Hunter Greymore, an alpha lupus garou, or grey werewolf, has lost his pack. All but his sister have abandoned him due to a forest fire in California and because he refuses to move them to a city. They take up residence in Portland while he finds himself near the cliffs, in the woods. When three wolves take away his sister and he goes after them, Hunter is seriously injured. Tessa Anderson, a human woman who finds herself strangely attracted to wolves, finds him and brings him home. When Hunter discovers that a werewolf is stalking Tessa, he quickly realizes that he must do everything in his power to protect her, even if all he wants is to make her his mate for life.
This is the third book in a series, but I never would have noticed if it didn’t say so on the book and it stands alone very well. I hope that these characters appear in the next book, as I’ve grown fond of them, and I’m looking forward to reading the first two.

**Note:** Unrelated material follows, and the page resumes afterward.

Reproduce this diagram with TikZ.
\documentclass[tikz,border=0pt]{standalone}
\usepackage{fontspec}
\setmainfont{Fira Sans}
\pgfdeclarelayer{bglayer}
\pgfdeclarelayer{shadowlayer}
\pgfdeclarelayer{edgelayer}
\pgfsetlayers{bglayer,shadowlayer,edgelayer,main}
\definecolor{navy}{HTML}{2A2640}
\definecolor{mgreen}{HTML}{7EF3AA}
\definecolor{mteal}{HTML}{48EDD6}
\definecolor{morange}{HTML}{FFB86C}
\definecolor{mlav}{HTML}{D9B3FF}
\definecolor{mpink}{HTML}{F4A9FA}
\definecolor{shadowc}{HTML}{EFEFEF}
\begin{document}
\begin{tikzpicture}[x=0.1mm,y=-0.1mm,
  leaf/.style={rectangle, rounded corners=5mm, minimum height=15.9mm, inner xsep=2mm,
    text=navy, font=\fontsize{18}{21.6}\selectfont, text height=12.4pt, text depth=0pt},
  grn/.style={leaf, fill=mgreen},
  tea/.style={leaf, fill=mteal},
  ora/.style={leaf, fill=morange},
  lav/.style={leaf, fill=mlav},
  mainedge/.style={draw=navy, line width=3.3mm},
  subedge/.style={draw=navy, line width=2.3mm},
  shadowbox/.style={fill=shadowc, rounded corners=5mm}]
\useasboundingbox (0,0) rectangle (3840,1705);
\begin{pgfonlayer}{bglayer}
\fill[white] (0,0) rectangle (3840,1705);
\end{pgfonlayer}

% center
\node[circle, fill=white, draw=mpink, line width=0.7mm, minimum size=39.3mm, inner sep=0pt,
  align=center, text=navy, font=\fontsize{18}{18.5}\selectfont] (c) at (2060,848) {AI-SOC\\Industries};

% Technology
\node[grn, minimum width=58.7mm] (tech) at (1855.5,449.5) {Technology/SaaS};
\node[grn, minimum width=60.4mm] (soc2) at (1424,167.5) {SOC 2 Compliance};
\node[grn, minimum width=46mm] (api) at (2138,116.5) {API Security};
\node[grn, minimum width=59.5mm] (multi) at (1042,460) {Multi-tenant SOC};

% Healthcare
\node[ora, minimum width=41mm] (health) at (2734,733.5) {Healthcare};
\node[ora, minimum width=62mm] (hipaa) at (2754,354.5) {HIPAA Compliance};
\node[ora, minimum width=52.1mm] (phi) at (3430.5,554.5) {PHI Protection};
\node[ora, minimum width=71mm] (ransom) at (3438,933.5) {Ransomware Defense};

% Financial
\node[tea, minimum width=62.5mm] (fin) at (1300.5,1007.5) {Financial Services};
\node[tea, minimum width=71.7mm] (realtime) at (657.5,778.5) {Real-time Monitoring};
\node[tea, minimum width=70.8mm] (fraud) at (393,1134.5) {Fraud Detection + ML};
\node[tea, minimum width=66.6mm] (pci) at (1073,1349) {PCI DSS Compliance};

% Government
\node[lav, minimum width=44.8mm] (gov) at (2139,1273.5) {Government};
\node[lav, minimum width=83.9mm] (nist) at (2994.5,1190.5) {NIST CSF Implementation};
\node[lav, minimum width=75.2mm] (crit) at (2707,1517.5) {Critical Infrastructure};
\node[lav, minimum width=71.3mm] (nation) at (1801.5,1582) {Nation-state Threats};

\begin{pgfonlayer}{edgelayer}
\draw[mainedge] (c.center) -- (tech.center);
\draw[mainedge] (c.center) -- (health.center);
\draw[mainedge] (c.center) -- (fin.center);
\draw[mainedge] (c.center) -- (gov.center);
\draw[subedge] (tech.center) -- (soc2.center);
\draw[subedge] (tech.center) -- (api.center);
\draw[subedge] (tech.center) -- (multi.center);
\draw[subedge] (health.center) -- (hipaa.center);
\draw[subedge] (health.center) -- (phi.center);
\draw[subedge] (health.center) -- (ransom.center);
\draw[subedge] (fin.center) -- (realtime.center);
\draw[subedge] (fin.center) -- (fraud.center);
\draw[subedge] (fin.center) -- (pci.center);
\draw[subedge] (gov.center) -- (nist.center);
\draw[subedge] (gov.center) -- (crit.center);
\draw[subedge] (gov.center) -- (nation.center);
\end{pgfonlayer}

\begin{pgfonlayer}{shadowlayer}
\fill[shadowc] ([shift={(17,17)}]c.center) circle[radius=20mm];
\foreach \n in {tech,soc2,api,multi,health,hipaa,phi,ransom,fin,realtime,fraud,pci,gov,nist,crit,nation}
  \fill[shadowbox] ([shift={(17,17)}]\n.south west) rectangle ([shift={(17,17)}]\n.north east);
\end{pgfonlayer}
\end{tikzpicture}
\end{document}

For all that the hero of this book is a werewolf (and so are many of the secondary characters), this was a nice romance. The hero isn’t threatening but the stalkers are, which means it’s much easier to champion Tessa with her rescuer than with anyone else, especially not her ex-boyfriend from high school. As a result, the couple worked nicely together, with a great dynamic of their own when it was allowed to come to the fore. At times it feels that the book focuses too much on constant threat and injuries instead of the developing romance, but that may be just a personal preference. For readers of romantic suspense, this wouldn’t be a problem.

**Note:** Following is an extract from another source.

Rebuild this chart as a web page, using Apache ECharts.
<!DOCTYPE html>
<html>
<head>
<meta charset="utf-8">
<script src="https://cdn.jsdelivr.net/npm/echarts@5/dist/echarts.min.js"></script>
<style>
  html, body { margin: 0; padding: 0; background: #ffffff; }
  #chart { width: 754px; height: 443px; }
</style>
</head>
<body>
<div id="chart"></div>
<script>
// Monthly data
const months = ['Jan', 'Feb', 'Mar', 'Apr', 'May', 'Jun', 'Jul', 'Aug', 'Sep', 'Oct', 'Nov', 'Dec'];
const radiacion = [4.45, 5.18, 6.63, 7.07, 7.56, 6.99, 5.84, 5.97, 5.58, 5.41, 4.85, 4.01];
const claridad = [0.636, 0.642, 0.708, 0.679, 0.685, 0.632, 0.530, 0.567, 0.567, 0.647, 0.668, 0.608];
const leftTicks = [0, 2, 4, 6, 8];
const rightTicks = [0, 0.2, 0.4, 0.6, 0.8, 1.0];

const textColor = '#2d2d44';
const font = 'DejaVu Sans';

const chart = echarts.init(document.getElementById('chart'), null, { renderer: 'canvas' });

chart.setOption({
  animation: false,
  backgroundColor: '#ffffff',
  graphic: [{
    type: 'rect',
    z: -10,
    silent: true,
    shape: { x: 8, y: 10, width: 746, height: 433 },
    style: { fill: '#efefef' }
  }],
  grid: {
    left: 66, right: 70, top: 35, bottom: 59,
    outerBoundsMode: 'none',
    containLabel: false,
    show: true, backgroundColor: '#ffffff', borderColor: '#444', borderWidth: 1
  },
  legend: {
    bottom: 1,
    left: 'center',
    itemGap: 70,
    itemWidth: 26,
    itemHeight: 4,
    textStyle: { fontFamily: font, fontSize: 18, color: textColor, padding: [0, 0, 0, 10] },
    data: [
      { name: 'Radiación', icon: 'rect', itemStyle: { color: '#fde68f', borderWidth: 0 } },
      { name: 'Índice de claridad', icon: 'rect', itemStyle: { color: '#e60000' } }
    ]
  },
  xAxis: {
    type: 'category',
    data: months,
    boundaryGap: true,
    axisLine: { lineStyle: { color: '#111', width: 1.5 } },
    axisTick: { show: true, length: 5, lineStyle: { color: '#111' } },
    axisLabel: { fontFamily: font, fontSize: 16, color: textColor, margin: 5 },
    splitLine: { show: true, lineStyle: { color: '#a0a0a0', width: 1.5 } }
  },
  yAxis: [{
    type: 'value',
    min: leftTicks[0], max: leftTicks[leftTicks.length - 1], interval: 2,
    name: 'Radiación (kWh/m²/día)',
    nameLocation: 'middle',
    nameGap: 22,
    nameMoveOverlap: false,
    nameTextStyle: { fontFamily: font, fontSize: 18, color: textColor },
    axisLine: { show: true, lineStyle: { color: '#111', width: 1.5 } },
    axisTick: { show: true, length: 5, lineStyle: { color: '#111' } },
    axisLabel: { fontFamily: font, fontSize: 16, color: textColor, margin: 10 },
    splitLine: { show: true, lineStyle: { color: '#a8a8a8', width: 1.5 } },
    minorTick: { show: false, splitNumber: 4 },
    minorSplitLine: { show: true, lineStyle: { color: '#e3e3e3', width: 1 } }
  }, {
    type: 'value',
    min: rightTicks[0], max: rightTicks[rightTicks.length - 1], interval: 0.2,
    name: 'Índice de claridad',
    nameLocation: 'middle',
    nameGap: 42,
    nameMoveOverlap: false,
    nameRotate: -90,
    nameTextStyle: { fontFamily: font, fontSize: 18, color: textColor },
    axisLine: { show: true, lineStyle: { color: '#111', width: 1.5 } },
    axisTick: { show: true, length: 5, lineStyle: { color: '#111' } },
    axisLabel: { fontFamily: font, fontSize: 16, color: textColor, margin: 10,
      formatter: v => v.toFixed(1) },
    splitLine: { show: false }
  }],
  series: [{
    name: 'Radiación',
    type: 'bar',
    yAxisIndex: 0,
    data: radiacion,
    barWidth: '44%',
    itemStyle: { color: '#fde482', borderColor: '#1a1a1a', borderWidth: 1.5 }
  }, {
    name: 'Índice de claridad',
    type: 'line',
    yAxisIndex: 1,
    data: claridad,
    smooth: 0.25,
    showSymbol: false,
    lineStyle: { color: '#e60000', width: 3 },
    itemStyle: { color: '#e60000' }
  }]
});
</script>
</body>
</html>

Where this book truly shines is the werewolf society and the group dynamics amongst them. The sparring between the alpha leaders is top notch and it’s fascinating to see how wolf habits transcend into human behavior, such as how Hunter’s sister Meara is grumpy not only because she is experiencing her first werewolf “heat” but also has a very human desire for a relationship with someone who can match her in all of her strengths. Hunter is also torn because while he wants to make Tessa his mate, he doesn’t know whether or not she would be an alpha, and if she was a beta, she would never be able to exercise the authority that he does over the pack. It is an interesting, close look into the pack, although I found it a little strange that while Hunter’s pack and their friends are reluctant to turn people, the other packs are not. Perhaps Tessa is just the (un)lucky exception.
All in all, I enjoyed To Tempt the Wolf. It wasn’t an earth-shattering romance for me, and I could have done with less of the suspense, but I am definitely looking forward to following up with the rest of the series.